Q. Why can't I run a long-lived distcc cluster?

See the TODOs below. Starting a cluster for each make invocation was a simpler first approach, and more elastic (it avoids keeping distccd daemons running when not in use). A long-lived distcc cluster would either be statically sized, or would need to introspect into the distcc state to determine how to size the cluster.

One downside of the current approach is that there is no sharing of the distccd servers across different builds.

Q. Distcc does not seem to be communicating with the distccd servers.

You will need network access from your client machine to the slave machines (specifically, to the ports being offered as slave resources).

TODOs:

Benchmark:

I ran a quick performance test to observe the benefits for those without access to server-grade machines. To measure this, I built the Mesos project itself off of sha de4b104c.
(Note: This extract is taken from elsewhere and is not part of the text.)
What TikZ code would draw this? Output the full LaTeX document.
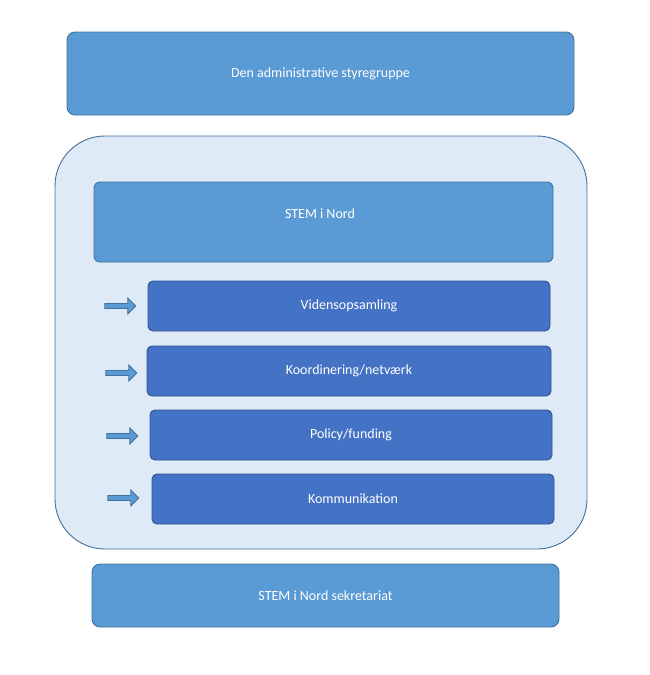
\documentclass[tikz,border=0pt]{standalone}
\usepackage{fontspec}
\setmainfont{Carlito}
\usetikzlibrary{shapes.arrows}
\definecolor{mid}{HTML}{5B9BD5}
\definecolor{midb}{HTML}{41719C}
\definecolor{dark}{HTML}{4472C4}
\definecolor{darkb}{HTML}{2F528F}
\definecolor{pale}{HTML}{DEEBF7}
\begin{document}
\begin{tikzpicture}[x=1pt,y=-1pt,
  midbox/.style={draw=midb,fill=mid,rounded corners=8pt,line width=0.9pt,text=white,font=\fontsize{14}{16}\selectfont},
  darkbox/.style={draw=darkb,fill=dark,rounded corners=5pt,line width=0.9pt,text=white,font=\fontsize{14}{16}\selectfont},
  arr/.style={single arrow,draw=midb,fill=mid,line width=0.8pt,minimum width=16pt,single arrow head extend=3pt,minimum height=31pt,inner sep=1pt}]
\useasboundingbox (0,0) rectangle (650,675);
\draw[draw=midb,fill=pale,line width=0.9pt,rounded corners=50pt] (55,136) rectangle (587,549);
\node[midbox,minimum width=507pt,minimum height=83pt] (top) at (320.5,73.5) {Den administrative styregruppe};
\node[midbox,minimum width=459pt,minimum height=80pt,rounded corners=6pt] (stem) at (323.5,222) {};
\node[text=white,font=\fontsize{14}{16}\selectfont] (stemt) at (320,214) {STEM i Nord};
\node[darkbox,minimum width=402pt,minimum height=50pt] (v) at (349,306) {Vidensopsamling};
\node[darkbox,minimum width=404pt,minimum height=50pt] (k) at (349,371) {Koordinering/netværk};
\node[darkbox,minimum width=402pt,minimum height=50pt] (p) at (351,435) {Policy/funding};
\node[darkbox,minimum width=402pt,minimum height=50pt] (c) at (353,499) {Kommunikation};
\node[midbox,minimum width=467pt,minimum height=63pt] (sek) at (325.5,595.5) {STEM i Nord sekretariat};
\node[arr] (a1) at (119,306) {};
\node[arr] (a2) at (120,373) {};
\node[arr] (a3) at (121,436) {};
\node[arr] (a4) at (122,498) {};
\end{tikzpicture}
\end{document}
This test was done using distcc-3.2rc1.

On a 4 core machine:

$ ../configure
$ time make check -j4 GTEST_FILTER=""
real	13m36.824s
user	43m52.899s
sys		1m46.021s

Using a 4 core machine with mesos-distcc with -j200:

$ ../configure CC=distcc CXX=distcc
$ time mesos-distcc make check -j200 GTEST_FILTER=""
real	7m01.801s
user	244.640s
sys		32.403s

On a 16 core machine:

$ ../configure
$ time make check -j16 GTEST_FILTER=""
real	9m31.985s
user	63m40.918s
sys		4m16.105s

Using mesos-distcc can provide substantial improvements when one does not have access to server-grade machines with a high core count.
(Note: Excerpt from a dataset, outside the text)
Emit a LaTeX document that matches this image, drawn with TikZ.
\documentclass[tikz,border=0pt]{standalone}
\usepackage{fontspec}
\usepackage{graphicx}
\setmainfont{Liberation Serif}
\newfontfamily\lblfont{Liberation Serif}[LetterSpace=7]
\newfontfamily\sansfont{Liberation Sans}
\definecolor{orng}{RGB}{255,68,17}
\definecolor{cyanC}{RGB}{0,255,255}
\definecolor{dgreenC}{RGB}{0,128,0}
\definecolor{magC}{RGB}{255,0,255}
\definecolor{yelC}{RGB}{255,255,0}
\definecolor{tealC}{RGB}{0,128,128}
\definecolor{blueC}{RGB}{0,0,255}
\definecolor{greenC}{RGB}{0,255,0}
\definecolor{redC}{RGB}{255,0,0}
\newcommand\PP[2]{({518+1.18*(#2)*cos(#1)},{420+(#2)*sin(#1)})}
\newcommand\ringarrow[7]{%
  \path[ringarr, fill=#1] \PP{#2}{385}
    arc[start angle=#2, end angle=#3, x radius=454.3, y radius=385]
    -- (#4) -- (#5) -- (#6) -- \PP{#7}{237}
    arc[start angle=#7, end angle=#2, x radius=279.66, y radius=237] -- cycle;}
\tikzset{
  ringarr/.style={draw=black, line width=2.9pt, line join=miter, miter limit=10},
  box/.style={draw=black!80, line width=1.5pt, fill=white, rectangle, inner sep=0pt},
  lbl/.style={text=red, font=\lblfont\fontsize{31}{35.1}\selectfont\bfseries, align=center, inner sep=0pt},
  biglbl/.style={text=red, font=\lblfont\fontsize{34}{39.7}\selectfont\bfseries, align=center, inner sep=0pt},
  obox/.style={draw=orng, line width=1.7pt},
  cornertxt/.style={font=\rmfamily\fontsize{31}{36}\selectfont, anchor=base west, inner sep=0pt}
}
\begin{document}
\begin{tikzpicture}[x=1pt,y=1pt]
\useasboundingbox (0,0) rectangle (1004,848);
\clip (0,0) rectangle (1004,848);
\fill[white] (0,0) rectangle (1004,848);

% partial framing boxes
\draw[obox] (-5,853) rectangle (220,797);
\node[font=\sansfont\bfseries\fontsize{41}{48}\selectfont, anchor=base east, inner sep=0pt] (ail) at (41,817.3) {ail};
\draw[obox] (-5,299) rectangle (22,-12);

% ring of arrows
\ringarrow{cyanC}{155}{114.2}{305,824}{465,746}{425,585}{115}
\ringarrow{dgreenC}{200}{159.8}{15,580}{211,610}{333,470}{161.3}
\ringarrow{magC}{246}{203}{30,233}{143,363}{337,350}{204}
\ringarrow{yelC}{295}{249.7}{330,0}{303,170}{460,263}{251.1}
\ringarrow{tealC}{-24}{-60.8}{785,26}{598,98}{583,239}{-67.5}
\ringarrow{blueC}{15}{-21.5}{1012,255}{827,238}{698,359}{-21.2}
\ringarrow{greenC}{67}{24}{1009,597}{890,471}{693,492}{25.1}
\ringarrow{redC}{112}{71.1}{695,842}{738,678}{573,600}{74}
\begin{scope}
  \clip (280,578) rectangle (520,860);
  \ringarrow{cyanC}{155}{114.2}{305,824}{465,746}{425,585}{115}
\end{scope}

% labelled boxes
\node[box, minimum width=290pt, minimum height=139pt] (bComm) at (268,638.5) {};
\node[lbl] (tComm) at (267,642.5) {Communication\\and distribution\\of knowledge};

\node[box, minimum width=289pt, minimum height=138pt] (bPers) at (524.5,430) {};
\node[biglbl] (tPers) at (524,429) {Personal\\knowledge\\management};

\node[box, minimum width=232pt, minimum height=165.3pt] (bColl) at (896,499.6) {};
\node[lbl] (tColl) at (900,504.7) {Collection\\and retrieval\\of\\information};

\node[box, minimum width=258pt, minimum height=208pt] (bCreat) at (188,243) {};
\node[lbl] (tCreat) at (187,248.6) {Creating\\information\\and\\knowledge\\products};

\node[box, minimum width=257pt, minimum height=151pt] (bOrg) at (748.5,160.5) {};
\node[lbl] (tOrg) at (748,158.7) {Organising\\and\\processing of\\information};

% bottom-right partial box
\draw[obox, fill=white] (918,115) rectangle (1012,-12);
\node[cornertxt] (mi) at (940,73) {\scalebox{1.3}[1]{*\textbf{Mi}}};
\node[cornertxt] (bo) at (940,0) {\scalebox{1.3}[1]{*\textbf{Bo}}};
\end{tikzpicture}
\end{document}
The Mesos project is not wide enough to benefit substantially from using distcc. It appears the build is ~30 jobs wide at the widest point. Also, pump mode does not work for Mesos due to:

https://code.google.com/p/distcc/issues/detail?id=40 https://code.google.com/p/distcc/issues/detail?id=16

Projects that are immune to these distcc issues would benefit further when using pump mode. See the distcc documentation for typical project benchmarks.